For instance, Singh explained that technology has been a big boost for the hospitality and hotel industry in Singapore not just in making the booking, checking in, and feedback process for the customers easier, but it’s also helping businesses cope with rising challenges, including the labour crunch that the whole
country is experiencing. Accorhotels currently provides state-of-the-art and innovative facilities to its clients. In Swissôtel The Stamford, customers will observe the automation of utilities as soon as they walk in their room, eliminating the need for a key card to activate the lights; the heating, ventilation, and air conditioning; and other systems. This also helps in saving energy as it automatically turns off utilities once the client walks out of the room. Swissôtel The Stamford also rolled out automated check-in and check-out counters, along with an industry-first biometric facial recognition feature. “The new technology enhancement helps complete check-in in under a minute per guest.” the spokesperson said.
In terms of sustanaibility, many hotels and their facilities are implementing steps and efforts to ensure environment-friendly efforts— from their food selection to the amenities and energy consumption. Grand Hyatt Singapore, for instance, has introduced plant-based options for their food and beverage and hospitality amenities as part of their sustainability commitment.
“We have since introduced these options to our MICE menus much to the delight of event planners and organisers, who are increasingly conscious of providing healthy options whilst ensuring that their event is able to do good for our environment too,” said Lucas
Glanville, chef and director of culinary operations for Grand Hyatt Singapore. “Grand Hyatt Singapore will continue to put our planet at the forefront of our decisions, and we will follow the success of 2018 with more sustainable initiatives in 2019.”
One of these initiatives include the launch of JUST WATER to all the hotel’s events from March 2019 onwards. JUST WATER is 100% sustainably-sourced spring water is packaged in paper-based bottles and is covered by a plant-based cap made from sugar cane, making the entire bottle 82% plant-derived. “Unlike conventional plastic bottles that gets thrown away after a couple of sips, event attendees will be encouraged to write their names in their bottle and to refill their bottle with our hydro taps throughout the event,” he said.
Glanville noted that this will drastically reduce plastic wastage in their hotel and significantly lessen their use of bottles, which amount to over 400,000 pieces every year for the events they host.

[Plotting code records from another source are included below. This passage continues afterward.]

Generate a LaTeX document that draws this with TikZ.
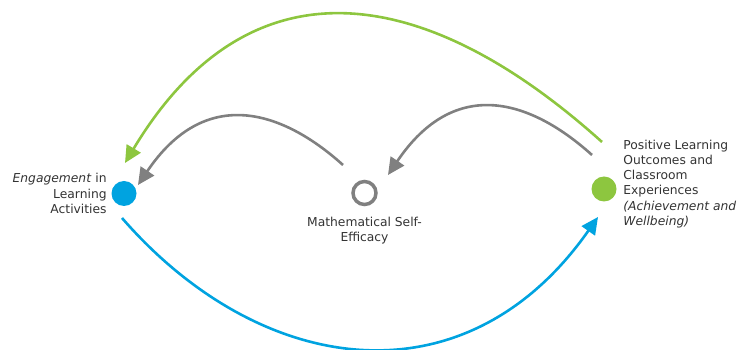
\documentclass[tikz,border=0pt]{standalone}
\usepackage{fontspec}
\setmainfont{DejaVu Sans}
\usepackage{xcolor}
\usepackage{tikz}
\usetikzlibrary{arrows.meta,positioning}
\definecolor{lpgreen}{HTML}{8DC63F}
\definecolor{lpblue}{HTML}{00A3E0}
\definecolor{lpgrey}{HTML}{808080}
\definecolor{lptext}{HTML}{333333}

\begin{document}
\begin{tikzpicture}[x=1pt, y=1pt,
  dot/.style={circle, inner sep=0pt, minimum size=25pt},
  lbl/.style={text=lptext, font=\fontsize{12.3}{15.2}\selectfont, inner sep=0pt},
  link/.style={line width=2.6pt, -{Triangle[length=17pt, width=16pt]}}]
  \useasboundingbox (0,0) rectangle (743,350);
  \node[dot, fill=lpblue] (eng) at (124,156.5) {};
  \node[dot, draw=lpgrey, line width=3.5pt, minimum size=23pt] (mse) at (364.5,157) {};
  \node[dot, fill=lpgreen] (plo) at (604,161) {};
  \node[lbl, align=right, left=4.5pt of eng] (englbl) {\textit{Engagement} in\\Learning\\Activities};
  \node[lbl, align=center, below=11pt of mse] (mselbl) {Mathematical Self-\\Efficacy};
  \node[lbl, align=left, right=6.5pt of plo, yshift=5pt] (plolbl) {Positive Learning\\Outcomes and\\Classroom\\Experiences\\\textit{(Achievement and}\\\textit{Wellbeing)}};
  % free ends of the arcs
  \coordinate (g0) at ([shift={(-2,47)}]plo.center);
  \coordinate (g1) at ([shift={(1,30.5)}]eng.center);
  \coordinate (a0) at ([shift={(-21.5,28)}]mse.center);
  \coordinate (a1) at ([shift={(14,8.5)}]eng.center);
  \coordinate (b0) at ([shift={(-12,34)}]plo.center);
  \coordinate (b1) at ([shift={(23.5,18)}]mse.center);
  \coordinate (c0) at ([shift={(-2,-24.5)}]eng.center);
  \coordinate (c1) at ([shift={(-6,-28)}]plo.center);
  % arcs
  \draw[link, lpgreen] (g0) .. controls +(-175,157.5) and +(125.7,209.1) .. (g1);
  \draw[link, lpgrey] (a0) .. controls +(-60.7,54.7) and +(67.4,100) .. (a1);
  \draw[link, lpgrey] (b0) .. controls +(-60.7,54.7) and +(67.4,100) .. (b1);
  \draw[link, lpblue] (c0) .. controls +(137.8,-158.6) and +(-133.2,-190) .. (c1);
\end{tikzpicture}
\end{document}
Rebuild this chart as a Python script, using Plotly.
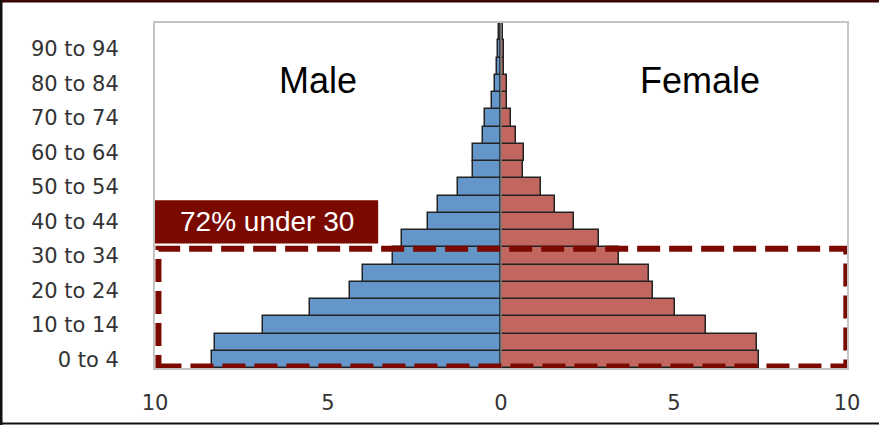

Other hotels that have made efforts towards sustainability include Pan Pacific Hotel Group, with Tan noting that PARKROYAL on Kitchener Road will offer a drinking water filtration system in each of their guest rooms, which will help eliminate the use of bottled water when the renovation is completed in 2020. Accorhotel, meanwhile, has committed to reduce their food waste by 30%, reduce their energy and water consumption, and ensure that the hotel is giving back to the local communities.
“In a country like Singapore, which imports so much of its food, it’s surprising to learn that many Singaporeans go hungry every day whilst as a nation we are wasting so much food,” the Accorhotel spokesperson said. “This is why we are looking at our whole food supply chain to find ways to not only reduce our own waste but to redistribute leftover food that is perfectly safe for consumption to those in need.”
New hotels to watch out for in 2019
Some of the new hotels to watch out for include the reopening of Raffles Hotel, Capri by Fraser China Square, Dusit Thani Laguna Singapore, as well as Yotelair Singapore and Jewel in Changi Airport. In 2020, Marriot’s lifestyle brand Edition is also slated to enter the market.
Tourists and locals alike may also look forward to the opening of three Far East Hotels in Sentosa—the Outpost Hotel, The Barracks Hotel, and the Village Hotel Sentosa.
For its events, Grand Hyatt Singapore is launching spring water bottles that’s 82% plant derived to reduce plastic wastage.